Jacques Lamontagne : Je travaille actuellement à 2 séries comme scénariste. Je vais également reprendre d’ici quelques mois le travail sur le dernier tome des la série les Druides, et bien entendu, le second tome de Aspic. Pour l’instant, cela me suffit largement. Pour le reste, on verra d’ici quelques mois !
Sceneario.com : Lisez vous d’autres bandes dessinées ? Quel a été votre dernier coup de cœur pour une BD ?
Jacques Lamontagne : J’aime beaucoup Bouncer, graphiquement, c’est la claque !!
Sceneario.com : Votre dernier coup de cœur pour un roman ?
Jacques Lamontagne : L’ombre du vent, de Carlos Ruiz Zafon.
Sceneario.com : Votre dernier coup de cœur pour un film ?

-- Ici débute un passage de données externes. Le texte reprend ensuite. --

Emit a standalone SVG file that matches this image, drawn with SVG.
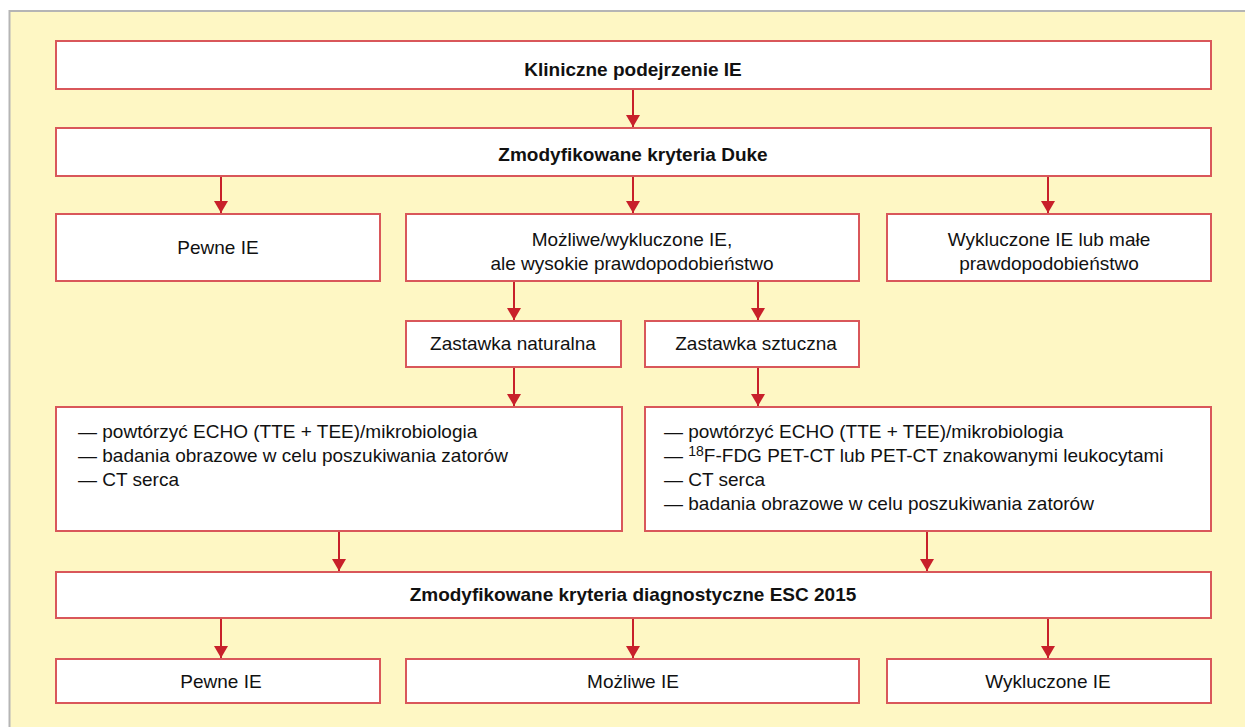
<svg xmlns="http://www.w3.org/2000/svg" width="1245" height="727" viewBox="0 0 1245 727">
<defs>
<style>
.box{fill:#ffffff;stroke:#d9575a;stroke-width:2}
.t{font-family:"Liberation Sans",Arial,sans-serif;font-size:19px;fill:#111}
.c{text-anchor:middle}
.b{font-weight:bold}
.con line{stroke:#c8202a;stroke-width:2}
</style>
<marker id="ah" viewBox="0 0 12 14" refX="12" refY="7" markerWidth="12" markerHeight="14" markerUnits="userSpaceOnUse" orient="auto">
<path d="M0,0 L12,7 L0,14 Z" fill="#c8202a"/>
</marker>
</defs>
<rect x="9.5" y="11" width="1240" height="720" fill="#fef7c4" stroke="#b5b5b5" stroke-width="2"/>
<g class="con">
<line x1="633" y1="89" x2="633" y2="127" marker-end="url(#ah)"/>
<line x1="221" y1="176" x2="221" y2="213" marker-end="url(#ah)"/>
<line x1="633" y1="176" x2="633" y2="213" marker-end="url(#ah)"/>
<line x1="1048" y1="176" x2="1048" y2="213" marker-end="url(#ah)"/>
<line x1="514" y1="281" x2="514" y2="320" marker-end="url(#ah)"/>
<line x1="758" y1="281" x2="758" y2="320" marker-end="url(#ah)"/>
<line x1="514" y1="367" x2="514" y2="406" marker-end="url(#ah)"/>
<line x1="758" y1="367" x2="758" y2="406" marker-end="url(#ah)"/>
<line x1="339" y1="531" x2="339" y2="571" marker-end="url(#ah)"/>
<line x1="927" y1="531" x2="927" y2="571" marker-end="url(#ah)"/>
<line x1="221" y1="618" x2="221" y2="658" marker-end="url(#ah)"/>
<line x1="633" y1="618" x2="633" y2="658" marker-end="url(#ah)"/>
<line x1="1048" y1="618" x2="1048" y2="658" marker-end="url(#ah)"/>
</g>
<g id="n1"><rect class="box" x="56" y="41" width="1155" height="48"/><text class="t c b" x="633" y="76">Kliniczne podejrzenie IE</text></g>
<g id="n2"><rect class="box" x="56" y="128" width="1155" height="48"/><text class="t c b" x="633" y="161">Zmodyfikowane kryteria Duke</text></g>
<g id="n3"><rect class="box" x="56" y="214" width="324" height="67"/><text class="t c" x="218" y="254">Pewne IE</text></g>
<g id="n4"><rect class="box" x="406" y="214" width="453" height="67"/><text class="t c" x="632" y="246">Możliwe/wykluczone IE,</text><text class="t c" x="632" y="270">ale wysokie prawdopodobieństwo</text></g>
<g id="n5"><rect class="box" x="887" y="214" width="324" height="67"/><text class="t c" x="1049" y="246">Wykluczone IE lub małe</text><text class="t c" x="1049" y="270">prawdopodobieństwo</text></g>
<g id="n6"><rect class="box" x="406" y="321" width="215" height="46"/><text class="t c" x="513" y="350">Zastawka naturalna</text></g>
<g id="n7"><rect class="box" x="645" y="321" width="214" height="46"/><text class="t c" x="756" y="350">Zastawka sztuczna</text></g>
<g id="n8"><rect class="box" x="56" y="407" width="566" height="124"/>
<text class="t" x="78" y="438">— powtórzyć ECHO (TTE + TEE)/mikrobiologia</text>
<text class="t" x="78" y="462">— badania obrazowe w celu poszukiwania zatorów</text>
<text class="t" x="78" y="486">— CT serca</text></g>
<g id="n9"><rect class="box" x="645" y="407" width="566" height="124"/>
<text class="t" x="664" y="438">— powtórzyć ECHO (TTE + TEE)/mikrobiologia</text>
<text class="t" x="664" y="462">— <tspan font-size="14" dy="-6">18</tspan><tspan dy="6">F-FDG PET-CT lub PET-CT znakowanymi leukocytami</tspan></text>
<text class="t" x="664" y="486">— CT serca</text>
<text class="t" x="664" y="510">— badania obrazowe w celu poszukiwania zatorów</text></g>
<g id="n10"><rect class="box" x="56" y="572" width="1155" height="46"/><text class="t c b" x="633" y="601">Zmodyfikowane kryteria diagnostyczne ESC 2015</text></g>
<g id="n11"><rect class="box" x="56" y="659" width="324" height="44"/><text class="t c" x="221" y="688">Pewne IE</text></g>
<g id="n12"><rect class="box" x="406" y="659" width="453" height="44"/><text class="t c" x="633" y="688">Możliwe IE</text></g>
<g id="n13"><rect class="box" x="887" y="659" width="324" height="44"/><text class="t c" x="1048" y="688">Wykluczone IE</text></g>
</svg>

Jacques Lamontagne : Il y a bien longtemps que je n’ai eu un véritable coup de cœur. Shutter Island m’a récemment bien plu.
Sceneario.com : Pour une musique ?
Jacques Lamontagne : J’en écoute que très rarement… Je suis très conservateur et écoute presque toujours les mêmes trucs en boucle.
Sceneario.com : Merci, Jacques, pour ce temps passé avec nous.
Jacques Lamontagne : Merci à vous pour l’invitation !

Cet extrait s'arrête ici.